By Tenzin Dharpo
DHARAMSHALA, Feb. 12: The Copenhagen University earlier this week shut down its Tibetology or Tibetan studies department citing defunding by the Danish government. The move by the prestigious university in the capital of Denmark is seen as undermining “1,200 years of mind science,” says one axed faculty member.
Associate professor of the department Jan-Ulrich Sobisch, speaking to the Copenhagen University’s University Post said, “What we are going to miss here is scholars and mediators who have studied the conditions of suffering and relief from suffering for 1,200 years. There are few traditions from this time that are still alive in our time, and this, the Tibetan tradition, is one of them,”
The University lost more than 500 staff members, almost half of whom were fired and the rest choosing to leave voluntarily, the establishment’s official website mentioned. The University in a cost cutting measure is set to reduce outlay by 300 million Danish Krone (DKK). The Danish government last year announced budget reduction will have research funding reduced to DKK 1.2 Billion from DKK 22 Billion.
The pronouncement now being put into effect has seen the Tibetan Studies especially susceptible to being axed as the political status of Tibet is “not referable to a country” and Tibet not among the countries Denmark is engaged in trade.
Few sympathetic comments were posted on the University website with one Roisin Elder writing, “This is clearly China leaning on Denmark. It’s a recent development. Axing one and a half jobs at a university is an easy way to appease the totalitarian giant. It’s obviously not an economic decision.”
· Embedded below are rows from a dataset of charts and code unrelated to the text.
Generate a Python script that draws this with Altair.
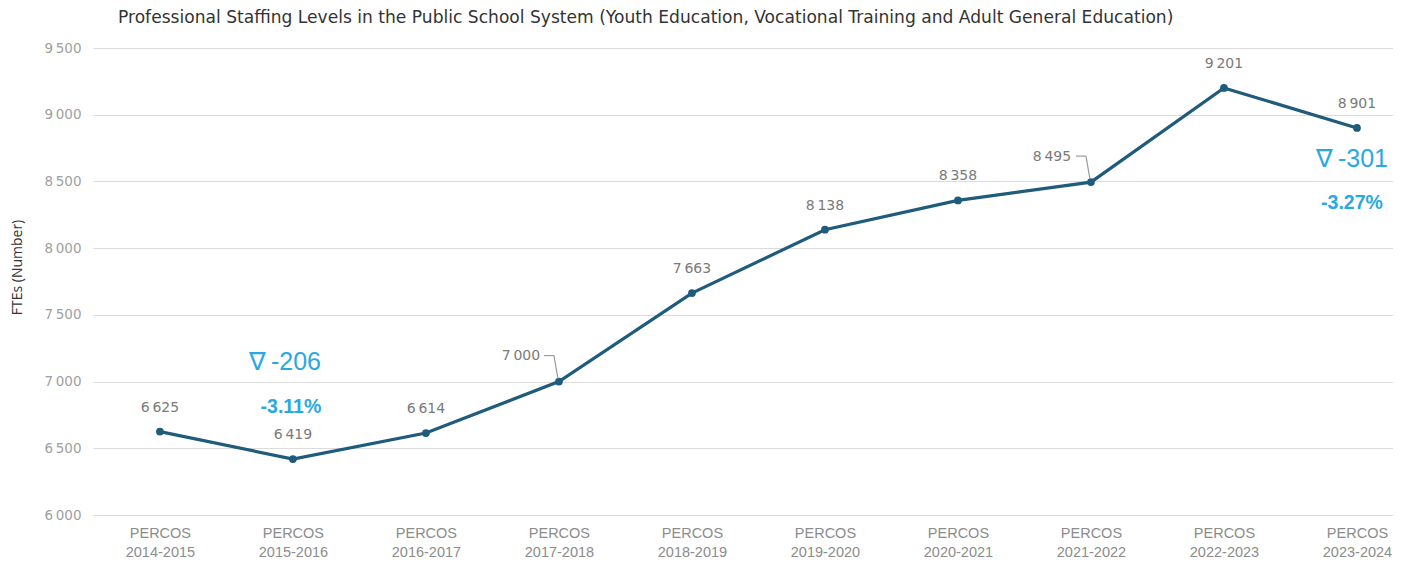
import altair as alt
import pandas as pd

categories = ["PERCOS 2014-2015", "PERCOS 2015-2016", "PERCOS 2016-2017", "PERCOS 2017-2018",
              "PERCOS 2018-2019", "PERCOS 2019-2020", "PERCOS 2020-2021", "PERCOS 2021-2022",
              "PERCOS 2022-2023", "PERCOS 2023-2024"]
ftes = [6625, 6419, 6614, 7000, 7663, 8138, 8358, 8495, 9201, 8901]
callout_categories = ["PERCOS 2017-2018", "PERCOS 2021-2022"]

ann_categories = ["PERCOS 2015-2016", "PERCOS 2023-2024"]
ann_delta = ["\u2207\u2009-206", "\u2207\u2009-301"]
ann_pct = ["-3.11%", "-3.27%"]
ann_side = ["above", "below"]

title_text = ("Professional Staffing Levels in the Public School System "
              "(Youth Education, Vocational Training and Adult General Education)")

df = pd.DataFrame({"category": categories, "value": ftes})
df["callout"] = df["category"].isin(callout_categories)
ann = pd.DataFrame({"category": ann_categories, "delta": ann_delta, "pct": ann_pct, "side": ann_side})
ann = ann.merge(df[["category", "value"]], on="category")

TS = "\u2009"
LINE = "#1f5b7a"
BLUE = "#2aa8e4"
LAB = "#7a7a7a"

x_enc = alt.X("category:N", sort=categories, title=None,
              scale=alt.Scale(type="point", padding=0.387, align=0.65),
              axis=alt.Axis(labelExpr="split(datum.label, ' ')", labelAngle=0,
                            labelColor="#8c8c8c", labelFont="Liberation Sans", labelFontSize=14.5,
                            labelLineHeight=19, labelPadding=11, ticks=False, domain=False,
                            grid=False))
y_enc = alt.Y("value:Q", title="FTEs (Number)",
              scale=alt.Scale(domain=[6000, 9500], nice=False, zero=False),
              axis=alt.Axis(values=[6000, 6500, 7000, 7500, 8000, 8500, 9000, 9500],
                            labelExpr=f"replace(format(datum.value, ','), ',', '{TS}')",
                            labelColor="#a0a0a0", labelFont="DejaVu Sans", labelFontSize=13.5,
                            labelPadding=12, ticks=False, domain=False,
                            gridColor="#dcdcdc", gridWidth=1.2,
                            titleFont="Open Sans", titleFontSize=14, titleFontWeight="normal",
                            titleColor="#333333", titleX=-76, titleY=219, titleAngle=-90,
                            titleBaseline="middle", titleAlign="center"))

base = alt.Chart(df).encode(x=x_enc, y=y_enc)

line = base.mark_line(color=LINE, strokeWidth=3.2,
                      point=alt.OverlayMarkDef(color=LINE, size=60, filled=True, opacity=1))

fmt = f"replace(format(datum.value, ','), ',', '{TS}')"

labels = base.transform_filter("!datum.callout").transform_calculate(lab=fmt).mark_text(
    dy=-24, font="DejaVu Sans", fontSize=14, color=LAB).encode(text="lab:N")

c1 = base.transform_filter(f"datum.category == '{callout_categories[0]}'").transform_calculate(
    lab=fmt).mark_text(dx=-38, dy=-26, font="DejaVu Sans", fontSize=14, color=LAB).encode(text="lab:N")
c2 = base.transform_filter(f"datum.category == '{callout_categories[1]}'").transform_calculate(
    lab=fmt).mark_text(dx=-39, dy=-25, font="DejaVu Sans", fontSize=14, color=LAB).encode(text="lab:N")

lead_base = alt.Chart(df).transform_filter("datum.callout").encode(
    x=x_enc, x2="category:N", y=y_enc, y2="value:Q")
lead_h = lead_base.mark_rule(color="#9a9a9a", strokeWidth=1.2,
                             xOffset=-15, x2Offset=-5, yOffset=-26, y2Offset=-26)
lead_v = lead_base.mark_rule(color="#9a9a9a", strokeWidth=1.2,
                             xOffset=-5, x2Offset=-1, yOffset=-26, y2Offset=-3)

ann_base = alt.Chart(ann).encode(x=x_enc, y=y_enc)
a1 = ann_base.transform_filter("datum.side == 'above'").mark_text(
    dx=-8, dy=-97, font="Liberation Sans", fontSize=25, color=BLUE).encode(text="delta:N")
a2 = ann_base.transform_filter("datum.side == 'above'").mark_text(
    dx=-2, dy=-52, font="Liberation Sans", fontSize=19.5, fontWeight="bold", color=BLUE).encode(text="pct:N")
a3 = ann_base.transform_filter("datum.side == 'below'").mark_text(
    dx=-5, dy=31, font="Liberation Sans", fontSize=25, color=BLUE).encode(text="delta:N")
a4 = ann_base.transform_filter("datum.side == 'below'").mark_text(
    dx=-5, dy=75, font="Liberation Sans", fontSize=19.5, fontWeight="bold", color=BLUE).encode(text="pct:N")

chart = alt.layer(line, labels, c1, c2, lead_h, lead_v, a1, a2, a3, a4).properties(
    width=1300, height=467,
    title=alt.TitleParams(title_text, anchor="start", frame="group", dx=25, offset=15,
                          font="DejaVu Sans", fontSize=17.1, fontWeight="normal", color="#333333"),
    autosize=alt.AutoSizeParams(type="none"),
    padding={"left": 85, "top": 40, "right": 0, "bottom": 47},
).configure_view(stroke=None)

chart.save("out.html", embed_options={"renderer": "svg", "actions": False})
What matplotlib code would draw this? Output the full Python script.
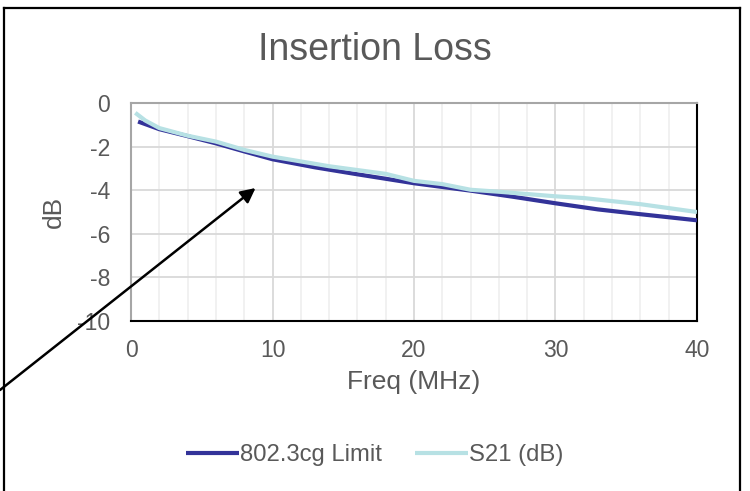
import matplotlib
matplotlib.use('Agg')
import matplotlib.pyplot as plt
from matplotlib.lines import Line2D
from matplotlib.ticker import MultipleLocator

# ─── Data ──────────────────────────────────────────────────────────────────────
limit_freq = [0.5, 2, 4, 6, 8, 10, 13, 16, 20, 24, 27, 30, 33, 36, 40]
limit_db   = [-0.85, -1.2, -1.52, -1.85, -2.22, -2.58, -2.95, -3.27, -3.68,
              -4.02, -4.3, -4.6, -4.88, -5.1, -5.38]

s21_freq = [0.3, 1, 2, 4, 6, 8, 10, 14, 18, 20, 22, 24, 26, 30, 32, 36, 40]
s21_db   = [-0.45, -0.8, -1.15, -1.5, -1.77, -2.15, -2.46, -2.9, -3.25, -3.57,
            -3.72, -3.98, -4.07, -4.28, -4.36, -4.64, -5.0]

series_names = ['802.3cg Limit', 'S21 (dB)']

TEXT = '#595959'
FS = 16.5
plt.rcParams['font.family'] = ['Liberation Sans', 'DejaVu Sans']
plt.rcParams['axes.unicode_minus'] = False

fig = plt.figure(figsize=(7.5, 4.91), dpi=100)
ax = fig.add_axes([0.1747, 0.3462, 0.9293 - 0.1747, 0.7902 - 0.3462])

ax.plot(limit_freq, limit_db, color='#333399', lw=3, label=series_names[0],
        solid_capstyle='butt', solid_joinstyle='round', zorder=3)
ax.plot(s21_freq, s21_db, color='#B7E1E4', lw=3, label=series_names[1],
        solid_capstyle='butt', solid_joinstyle='round', zorder=4)

ax.set_xlim(0, 40)
ax.set_ylim(-10, 0)
ax.xaxis.set_major_locator(MultipleLocator(10))
ax.xaxis.set_minor_locator(MultipleLocator(2))
ax.yaxis.set_major_locator(MultipleLocator(2))
ax.grid(which='major', color='#D9D9D9', lw=1.3)
ax.grid(which='minor', axis='x', color='#F0F0F0', lw=1.3)
ax.set_axisbelow(True)
ax.tick_params(which='both', length=0)
ax.tick_params(labelsize=FS, labelcolor=TEXT)
ax.tick_params(axis='x', pad=13)
ax.tick_params(axis='y', pad=15)

for side in ['top', 'left']:
    ax.spines[side].set_color('#A6A6A6')
    ax.spines[side].set_linewidth(1.5)
for side in ['bottom', 'right']:
    ax.spines[side].set_color('black')
    ax.spines[side].set_linewidth(1.5)

ax.set_xlabel('Freq (MHz)', fontsize=19, color=TEXT, labelpad=6)
ax.set_ylabel('dB', fontsize=19, color=TEXT, labelpad=8)
# title is centred on the whole chart, not on the plot area
fig.text(0.5, 1 - 50 / 491, 'Insertion Loss', fontsize=27, color=TEXT,
         ha='center', va='center')

fig.legend(loc='center', bbox_to_anchor=(0.5, 1 - 455 / 491), ncol=2,
           frameon=False, fontsize=17.2, labelcolor=TEXT, handlelength=2.2,
           handletextpad=0.05, columnspacing=1.4)

# arrow pointing into the plot
ax.annotate('', xy=(8.8, -3.9), xycoords='data',
            xytext=(0, 101), textcoords='figure pixels',
            arrowprops=dict(arrowstyle='-|>', color='black', lw=1.8,
                            mutation_scale=22, shrinkA=0, shrinkB=0),
            annotation_clip=False)

# chart border (open at the bottom)
l, r, t = 3.5 / 750, 739.5 / 750, 1 - 7.5 / 491
for xs, ys in [([l, l], [0, t]), ([l, r], [t, t]), ([r, r], [t, 0])]:
    fig.add_artist(Line2D(xs, ys, color='black', lw=1.6, transform=fig.transFigure))

plt.savefig('out.png', dpi=100, facecolor='white')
Another post by Ngawang Lungtok engages in a more realistic political leverage. He writes, “It is neither saddening nor surprising. It was inevitable and bound to happen. No one really cares about some ancient age old related study that gives neither job guarantee nor with a legitimate country to back the study itself.”
The faculties of the Tibetology department are fired and the 12 enrolled student without a course to pursue in the University of Copenhagen.